▶ [STATED PROBLEM]: From the very first line of the data to the line containing "plt.rcParams['mathtext.bf'] = 'Liberation", retype everything exactly, leaving the pictures behind.

▶ [SOURCE DATA]:
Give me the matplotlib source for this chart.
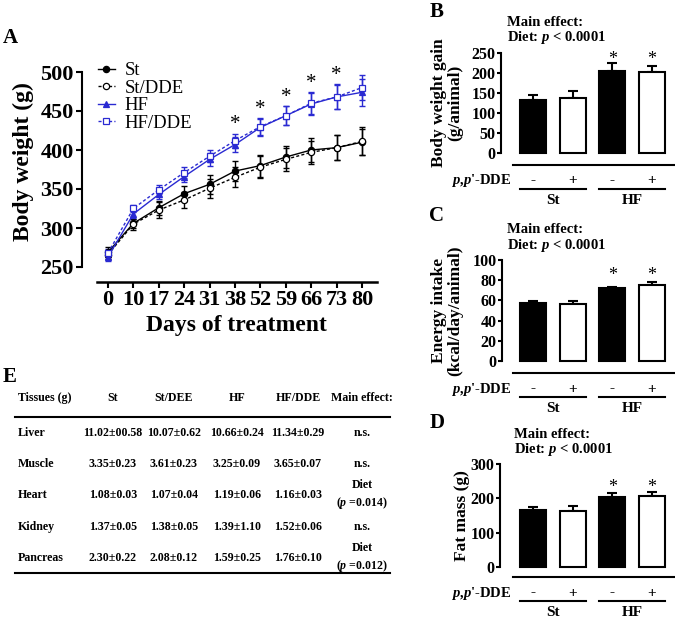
import numpy as np
import matplotlib
matplotlib.use('Agg')
import matplotlib.pyplot as plt
from matplotlib.transforms import blended_transform_factory
from matplotlib.lines import Line2D

plt.rcParams['font.family'] = ['Liberation Serif', 'DejaVu Serif']
plt.rcParams['font.weight'] = 'bold'
plt.rcParams['mathtext.fontset'] = 'custom'
plt.rcParams['mathtext.rm'] = 'Liberation Serif:bold'
plt.rcParams['mathtext.it'] = 'Liberation Serif:italic:bold'
plt.rcParams['mathtext.bf'] = 'Liberation Serif:bold'

# ---------------- data ----------------
days = ['0', '10', '17', '24', '31', '38', '52', '59', '66', '73', '80']
st = [269, 306, 326, 344, 356, 373, 380, 391, 400, 403, 410]
st_err = [6, 6, 9, 10, 12, 13, 14, 14, 15, 16, 17]
st_dde = [266, 305, 323, 336, 351, 365, 378, 388, 397, 403, 411]
st_dde_err = [6, 7, 10, 10, 12, 13, 14, 15, 15, 16, 18]
hf = [263, 318, 343, 366, 388, 407, 429, 444, 459, 468, 474]
hf_err = [5, 5, 6, 7, 8, 10, 11, 12, 14, 16, 17]
hf_dde = [268, 325, 349, 371, 392, 412, 430, 444, 460, 468, 480]
hf_dde_err = [5, 5, 6, 7, 8, 9, 11, 12, 14, 15, 16]
sig_days = ['38', '52', '59', '66', '73']

groups = ['St', 'St/DDE', 'HF', 'HF/DDE']
dde_signs = ['-', '+', '-', '+']
diet_labels = ['St', 'HF']
gain = [133, 137, 206, 202]
gain_err = [11, 17, 18, 15]
energy = [57.5, 56.5, 72.5, 75.5]
energy_err = [1.5, 3, 1, 3]
fat = [165, 163, 204, 206]
fat_err = [11, 14, 12, 12]
bar_sig = [False, False, True, True]

tbl_header = ['Tissues (g)', 'St', 'St/DEE', 'HF', 'HF/DDE', 'Main effect:']
tbl_tissues = ['Liver', 'Muscle', 'Heart', 'Kidney', 'Pancreas']
tbl_st = ['11.02±00.58', '3.35±0.23', '1.08±0.03', '1.37±0.05', '2.30±0.22']
tbl_st_dde = ['10.07±0.62', '3.61±0.23', '1.07±0.04', '1.38±0.05', '2.08±0.12']
tbl_hf = ['10.66±0.24', '3.25±0.09', '1.19±0.06', '1.39±1.10', '1.59±0.25']
tbl_hf_dde = ['11.34±0.29', '3.65±0.07', '1.16±0.03', '1.52±0.06', '1.76±0.10']
tbl_effect = ['n.s.', 'n.s.', 'Diet\n($p$ =0.014)', 'n.s.', 'Diet\n($p$ =0.012)']

W, H = 675, 623
fig = plt.figure(figsize=(W / 100, H / 100), dpi=100)
BLUE = '#2a2ad2'


def add_ax(l, t, r, b):
    return fig.add_axes([l / W, 1 - b / H, (r - l) / W, (b - t) / H])


def fx(x):
    return x / W


def fy(y):
    return 1 - y / H


# ---------------- Panel A ----------------
axA = add_ax(82, 60, 377, 282)
x = np.arange(len(days))
series = [
    (st, st_err, 'St', 'black', '-', 'o', 'black'),
    (st_dde, st_dde_err, 'St/DDE', 'black', (0, (2.2, 1.6)), 'o', 'white'),
    (hf, hf_err, 'HF', BLUE, '-', '^', BLUE),
    (hf_dde, hf_dde_err, 'HF/DDE', BLUE, (0, (2.2, 1.6)), 's', 'white'),
]
handles = []
for vals, errs, lab, col, ls, mk, mfc in series:
    axA.errorbar(x, vals, yerr=errs, fmt='none', ecolor=col, elinewidth=1.0,
                 capsize=2.5, capthick=1.0, zorder=2)
    ln, = axA.plot(x, vals, color=col, linestyle=ls, linewidth=1.0, marker=mk,
                   markersize=4.5, markerfacecolor=mfc, markeredgecolor=col,
                   markeredgewidth=0.9, label=lab, zorder=3)
    handles.append(ln)

for d in sig_days:
    i = days.index(d)
    top = max(hf[i] + hf_err[i], hf_dde[i] + hf_dde_err[i])
    axA.annotate('*', xy=(i, top), xytext=(0, -0.5), textcoords='offset points',
                 ha='center', va='bottom', fontsize=15, fontweight='normal')

axA.set_xlim((82 - 108) / 25.4, (377 - 108) / 25.4)
axA.set_ylim(500 - (282 - 72) / 0.78, 500 + (72 - 60) / 0.78)
axA.spines['top'].set_visible(False)
axA.spines['right'].set_visible(False)
axA.spines['left'].set_bounds(250, 500)
axA.spines['bottom'].set_bounds((97 - 108) / 25.4, (377 - 108) / 25.4)
axA.spines['left'].set_linewidth(1.5)
axA.spines['bottom'].set_linewidth(1.8)
axA.set_xticks(x)
axA.set_xticklabels(days)
axA.set_yticks([250, 300, 350, 400, 450, 500])
axA.tick_params(axis='both', labelsize=16, width=1.5, length=4, pad=2)
for t in axA.get_xticklabels() + axA.get_yticklabels():
    t.set_fontweight('bold')
axA.patch.set_alpha(0)

axA.legend(handles=handles, loc='upper left',
           bbox_to_anchor=(fx(98), fy(62)), bbox_transform=fig.transFigure,
           frameon=False, borderpad=0, borderaxespad=0, handlelength=0.9,
           handletextpad=0.5, labelspacing=0.02, numpoints=1,
           prop=dict(family='Liberation Serif', weight='normal', size=13.5))

fig.text(fx(23), fy(162), 'Body weight (g)', rotation=90, ha='center',
         va='center', fontsize=17, fontweight='bold')
fig.text(fx(236), fy(325), 'Days of treatment', ha='center', va='center',
         fontsize=17, fontweight='bold')
fig.text(fx(10), fy(38), 'A', ha='center', va='center', fontsize=15,
         fontweight='bold')

# ---------------- Bar panels ----------------
bar_x = np.arange(len(groups))
bar_colors = ['black', 'white', 'black', 'white']
STEP = 39.67
C0 = 533


def bar_panel(l, r, ytop_px, y0_px, yaxis_px, top_val, ticks, vals, errs,
              letter, letter_y, me_x, ylabel, ylabel_x, star_off_px):
    ppu = (y0_px - ytop_px) / top_val
    t_px = ytop_px - 10
    ax = add_ax(l, t_px, r, yaxis_px)
    ax.bar(bar_x, vals, width=0.655, color=bar_colors, edgecolor='black',
           linewidth=1.5, zorder=2)
    lower = [0] * len(vals)
    ax.errorbar(bar_x, vals, yerr=[lower, errs], fmt='none', ecolor='black',
                elinewidth=1.5, capsize=3.6, capthick=1.5, zorder=1)
    tops = [v + e for v, e in zip(vals, errs)]
    star_y = max(t for t, s in zip(tops, bar_sig) if s)
    for i, s in enumerate(bar_sig):
        if s:
            ax.annotate('*', xy=(bar_x[i], star_y), xytext=(0, star_off_px),
                        textcoords='offset points', ha='center', va='bottom',
                        fontsize=13, fontweight='normal')
    ax.set_xlim((l - C0) / STEP, (r - C0) / STEP)
    ax.set_ylim(-(yaxis_px - y0_px) / ppu, top_val + (ytop_px - t_px) / ppu)
    ax.spines['top'].set_visible(False)
    ax.spines['right'].set_visible(False)
    ax.spines['left'].set_bounds(0, top_val)
    ax.spines['bottom'].set_bounds((513 - C0) / STEP, (r - C0) / STEP)
    ax.spines['left'].set_linewidth(1.5)
    ax.spines['bottom'].set_linewidth(1.5)
    ax.set_xticks([])
    ax.set_yticks(ticks)
    ax.tick_params(axis='y', labelsize=11.5, width=1.5, length=3, pad=1)
    for t in ax.get_yticklabels():
        t.set_fontweight('bold')
    ax.patch.set_alpha(0)

    tr = blended_transform_factory(ax.transData, fig.transFigure)
    row_y = fy(yaxis_px + 16)
    for i, s in enumerate(dde_signs):
        ax.text(bar_x[i], row_y, s, transform=tr, ha='center', va='center',
                fontsize=11, fontweight='bold', clip_on=False)
    fig.text(fx(511), row_y, "$p$,$p$'-DDE", ha='right', va='center',
             fontsize=10.5)
    for g, lab in enumerate(diet_labels):
        x0 = bar_x[2 * g] - 0.33
        x1 = bar_x[2 * g + 1] + 0.33
        ax.plot([x0, x1], [fy(yaxis_px + 24)] * 2, transform=tr, color='black',
                linewidth=1.5, clip_on=False)
        ax.text((x0 + x1) / 2, fy(yaxis_px + 36), lab, transform=tr,
                ha='center', va='center', fontsize=11, fontweight='bold',
                clip_on=False)
    fig.text(fx(437), fy(letter_y), letter, ha='center', va='center',
             fontsize=15, fontweight='bold')
    fig.text(fx(me_x), fy(ytop_px - 30), 'Main effect:', ha='left',
             va='center', fontsize=10.5, fontweight='bold')
    fig.text(fx(me_x), fy(ytop_px - 15), 'Diet: $p$ < 0.0001', ha='left',
             va='center', fontsize=10.5, fontweight='bold')
    fig.text(fx(ylabel_x), fy((ytop_px + y0_px) / 2), ylabel, rotation=90,
             ha='center', va='center', fontsize=12.5, fontweight='bold',
             multialignment='center', linespacing=1.0)
    return ax


bar_panel(501, 675, 53, 153, 165, 250, [0, 50, 100, 150, 200, 250], gain,
          gain_err, 'B', 12, 507, 'Body weight gain\n(g/animal)', 447, -3)
bar_panel(502, 675, 260, 361, 373, 100, [0, 20, 40, 60, 80, 100], energy,
          energy_err, 'C', 216, 507, 'Energy intake\n(kcal/day/animal)', 447, -2)
bar_panel(500, 675, 464, 567, 577, 300, [0, 100, 200, 300], fat, fat_err,
          'D', 423, 514, 'Fat mass (g)', 462, -2.5)

# ---------------- Panel E: table ----------------
fig.text(fx(10), fy(377), 'E', ha='center', va='center', fontsize=15,
         fontweight='bold')
col_x = [18, 113, 174, 237, 298, 362]
hdr_y = 398
row_y = [433, 464, 495, 527, 558]
TS = 8.6
for j, h in enumerate(tbl_header):
    fig.text(fx(col_x[j]), fy(hdr_y), h, ha='left' if j == 0 else 'center',
             va='center', fontsize=TS, fontweight='bold')
fig.add_artist(Line2D([fx(15), fx(390)], [fy(417), fy(417)], color='black',
                      linewidth=1.5))
fig.add_artist(Line2D([fx(15), fx(390)], [fy(573), fy(573)], color='black',
                      linewidth=1.5))
cols = [tbl_tissues, tbl_st, tbl_st_dde, tbl_hf, tbl_hf_dde, tbl_effect]
for j, col in enumerate(cols):
    for i, val in enumerate(col):
        fig.text(fx(col_x[j]), fy(row_y[i]), val,
                 ha='left' if j == 0 else 'center', va='center',
                 fontsize=TS, fontweight='bold', multialignment='center',
                 linespacing=1.35)

fig.savefig('out.png', dpi=100)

▶ [SOLUTION FOR THIS PROBLEM]:
Give me the matplotlib source for this chart.
import numpy as np
import matplotlib
matplotlib.use('Agg')
import matplotlib.pyplot as plt
from matplotlib.transforms import blended_transform_factory
from matplotlib.lines import Line2D

plt.rcParams['font.family'] = ['Liberation Serif', 'DejaVu Serif']
plt.rcParams['font.weight'] = 'bold'
plt.rcParams['mathtext.fontset'] = 'custom'
plt.rcParams['mathtext.rm'] = 'Liberation Serif:bold'
plt.rcParams['mathtext.it'] = 'Liberation Serif:italic:bold'
plt.rcParams['mathtext.bf'] = 'Liberation Serif:bold'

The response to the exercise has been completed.